His first love was jazz - and he often referred to being with the Rolling Stones as a 'day job' which financed his love for jazz. 

In a BBC documentary he explained that the only way he could indulge his passion for drumming was to be out on the road when he would rather be at home, which he described as a vicious circle. 

“I can't play the drums at home so I walk about, and to play the drums I have to go on the road. To go on the road, I have to leave home.

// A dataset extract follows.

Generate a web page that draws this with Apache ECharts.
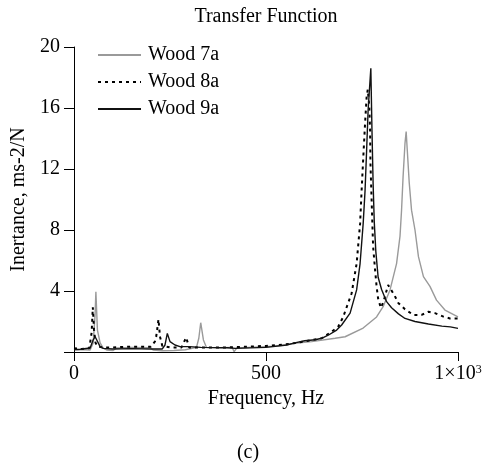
<!DOCTYPE html>
<html>
<head>
<meta charset="utf-8">
<script src="https://cdn.jsdelivr.net/npm/echarts@6/dist/echarts.min.js"></script>
<style>
  html, body { margin: 0; padding: 0; background: #fff; }
  #chart { width: 490px; height: 468px; }
</style>
</head>
<body>
<div id="chart"></div>
<script>
// values: frequency (Hz) and inertance (ms-2/N)
const wood7aFreq = [0, 10, 30, 42, 50, 55, 57, 61, 68, 76, 85, 102, 111, 150, 198, 206, 230, 260, 290, 319, 325, 330, 337, 345, 380, 412, 417, 424, 470, 520, 550, 575, 619, 680, 706, 753, 788, 805, 823, 840, 849, 853, 857, 862, 865, 868, 873, 879, 888, 897, 910, 927, 944, 966, 1000]
const wood7aVal = [0.2, 0.15, 0.15, 0.13, 0.6, 2.5, 3.95, 1.44, 0.6, 0.26, 0.13, 0.1, 0.26, 0.3, 0.28, 0.13, 0.08, 0.1, 0.15, 0.3, 0.9, 1.92, 0.79, 0.3, 0.28, 0.3, 0.02, 0.26, 0.32, 0.38, 0.46, 0.57, 0.68, 0.9, 1.0, 1.57, 2.3, 2.97, 4.07, 5.8, 7.6, 9.3, 11.5, 13.7, 14.45, 13.2, 11.1, 9.3, 8.0, 6.25, 4.94, 4.3, 3.4, 2.75, 2.31]

const wood8aFreq = [0, 20, 40, 46, 49, 52, 56, 62, 75, 100, 150, 200, 205, 211, 214, 217, 220, 224, 230, 250, 280, 292, 300, 350, 400, 450, 500, 550, 580, 610, 645, 671, 688, 701, 723, 736, 745, 749, 753, 758, 762, 765, 769, 771, 772, 775, 778, 779, 784, 788, 792, 799, 806, 818, 834, 845, 862, 884, 905, 923, 940, 962, 979, 1000]
const wood8aVal = [0.25, 0.2, 0.25, 1.3, 2.93, 1.5, 0.6, 0.35, 0.3, 0.3, 0.35, 0.35, 0.41, 0.7, 1.0, 1.55, 2.14, 1.0, 0.4, 0.3, 0.3, 0.95, 0.3, 0.3, 0.3, 0.35, 0.4, 0.5, 0.6, 0.74, 0.9, 1.33, 1.66, 2.3, 3.85, 5.8, 8.4, 10.6, 12.6, 15, 16.7, 17.2, 16.1, 14.6, 12.4, 10, 7.6, 6.9, 5.4, 4.3, 3.5, 2.9, 3.3, 4.4, 3.74, 3.2, 2.8, 2.43, 2.43, 2.64, 2.55, 2.32, 2.2, 2.2]

const wood9aFreq = [0, 16, 42, 50, 55, 59, 68, 76, 100, 150, 200, 230, 237, 243, 250, 263, 276, 300, 330, 400, 420, 500, 554, 575, 601, 628, 645, 662, 684, 697, 719, 736, 745, 753, 758, 762, 766, 773, 776, 779, 782, 786, 792, 801, 814, 827, 845, 862, 888, 923, 958, 980, 1000]
const wood9aVal = [0.15, 0.18, 0.26, 0.8, 1.0, 0.8, 0.35, 0.24, 0.2, 0.22, 0.2, 0.2, 0.46, 1.22, 0.68, 0.46, 0.35, 0.35, 0.3, 0.28, 0.24, 0.3, 0.46, 0.6, 0.74, 0.8, 0.9, 1.1, 1.44, 1.77, 2.55, 4.07, 5.8, 8.4, 10.6, 13.2, 15.9, 18.6, 14.5, 11.0, 8.5, 6.6, 4.9, 4.1, 3.3, 2.9, 2.5, 2.2, 2.0, 1.84, 1.7, 1.65, 1.55]

const seriesNames = ['Wood 7a', 'Wood 8a', 'Wood 9a']
const FONT = 'Liberation Serif, Times New Roman, serif'

const zip = (xs, ys) => xs.map((x, i) => [x, ys[i]])

const chart = echarts.init(document.getElementById('chart'))

const axisCommon = {
  axisLine: { lineStyle: { color: '#000', width: 1 } },
  splitLine: { show: false },
  nameTextStyle: { color: '#000', fontSize: 20, fontFamily: FONT }
}

chart.setOption({
  animation: false,
  backgroundColor: '#fff',
  textStyle: { fontFamily: FONT },
  grid: { left: 74, right: 32, top: 47, bottom: 116 },
  graphic: [
    {
      type: 'text', x: 266, y: 17,
      style: { text: 'Transfer Function', font: '20px ' + FONT, fill: '#000', textAlign: 'center', textVerticalAlign: 'middle' }
    },
    {
      type: 'text', x: 248, y: 453,
      style: { text: '(c)', font: '20px ' + FONT, fill: '#000', textAlign: 'center', textVerticalAlign: 'middle' }
    }
  ],
  legend: {
    orient: 'vertical',
    left: 92,
    top: 40,
    itemWidth: 43,
    itemHeight: 20,
    itemGap: 7,
    data: seriesNames,
    // line samples only, no marker
    itemStyle: { opacity: 0 },
    textStyle: { color: '#000', fontSize: 20, fontFamily: FONT, padding: [0, 0, 0, 2] }
  },
  xAxis: {
    ...axisCommon,
    type: 'value',
    min: 0,
    max: 1000,
    interval: 500,
    name: 'Frequency, Hz',
    nameLocation: 'middle',
    nameGap: 37,
    axisTick: { length: 9, lineStyle: { color: '#000' } },
    axisLabel: {
      color: '#000',
      fontSize: 20,
      fontFamily: FONT,
      margin: 12,
      formatter: v => (v === 1000 ? '1×10{sup|3}' : String(v)),
      rich: {
        sup: { fontSize: 12, fontFamily: FONT, color: '#000', verticalAlign: 'top', lineHeight: 20 }
      }
    }
  },
  yAxis: {
    ...axisCommon,
    type: 'value',
    min: 0,
    max: 20,
    interval: 4,
    name: 'Inertance, ms-2/N',
    nameLocation: 'middle',
    nameGap: 41,
    axisTick: { length: 10, lineStyle: { color: '#000' } },
    axisLabel: {
      color: '#000',
      fontSize: 20,
      fontFamily: FONT,
      margin: 14,
      formatter: v => (v === 0 ? '' : String(v))
    }
  },
  series: [
    {
      name: seriesNames[0],
      type: 'line',
      data: zip(wood7aFreq, wood7aVal),
      symbol: 'none',
      lineStyle: { color: '#9a9a9a', width: 1.4 },
      itemStyle: { color: '#9a9a9a' }
    },
    {
      name: seriesNames[1],
      type: 'line',
      data: zip(wood8aFreq, wood8aVal),
      symbol: 'none',
      lineStyle: { color: '#000', width: 2, type: [3, 4] },
      itemStyle: { color: '#000' }
    },
    {
      name: seriesNames[2],
      type: 'line',
      data: zip(wood9aFreq, wood9aVal),
      symbol: 'none',
      lineStyle: { color: '#111', width: 1.4 },
      itemStyle: { color: '#111' }
    }
  ]
})
</script>
</body>
</html>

It's like a terribly vicious circle which has always been my life." 

Billboard's Rob Levine says that set Watts apart. 

"The drummer's always supposed to be the crazy one in a rock band. Think about John Bonham, think about Keith Moon, you know, think about Ginger Baker. Charlie Watts is like the normal one in some ways. I mean, he dressed like an extremely - an absurdly wealthy banker." 

Watts was the final man to join the Rolling Stones; the band had searched for months to find a permanent drummer, but they feared Watts was too accomplished for them. 

Keith Richards says the band wanted him so badly to join that members cut down on expenses so they could afford to pay Watts a proper salary. 

Watts said he believed at first the band would be lucky to last a year. 

Rob Levine says now, it's difficult to imagine the Stones without him. 

"What it means for the Stones is hard to say, I mean, Charlie was going to have some medical treatments and then he was going to be replaced temporarily by Steve Jordan. I don't know what they're going to do immediately, but it's - it's very hard to imagine the Stones without him. It is hard to imagine the Rolling Stones without Charlie Watts as it is to imagine the Rolling Stones without Mick and Keith." 

Mick Jagger tweeted his own tribute to Watts - a picture, without words, of the drummer smiling while playing drums. 

Fellow band member Keith Richards tweeted a picture of an empty drum kit, with a sign hanging on it, saying 'Closed'.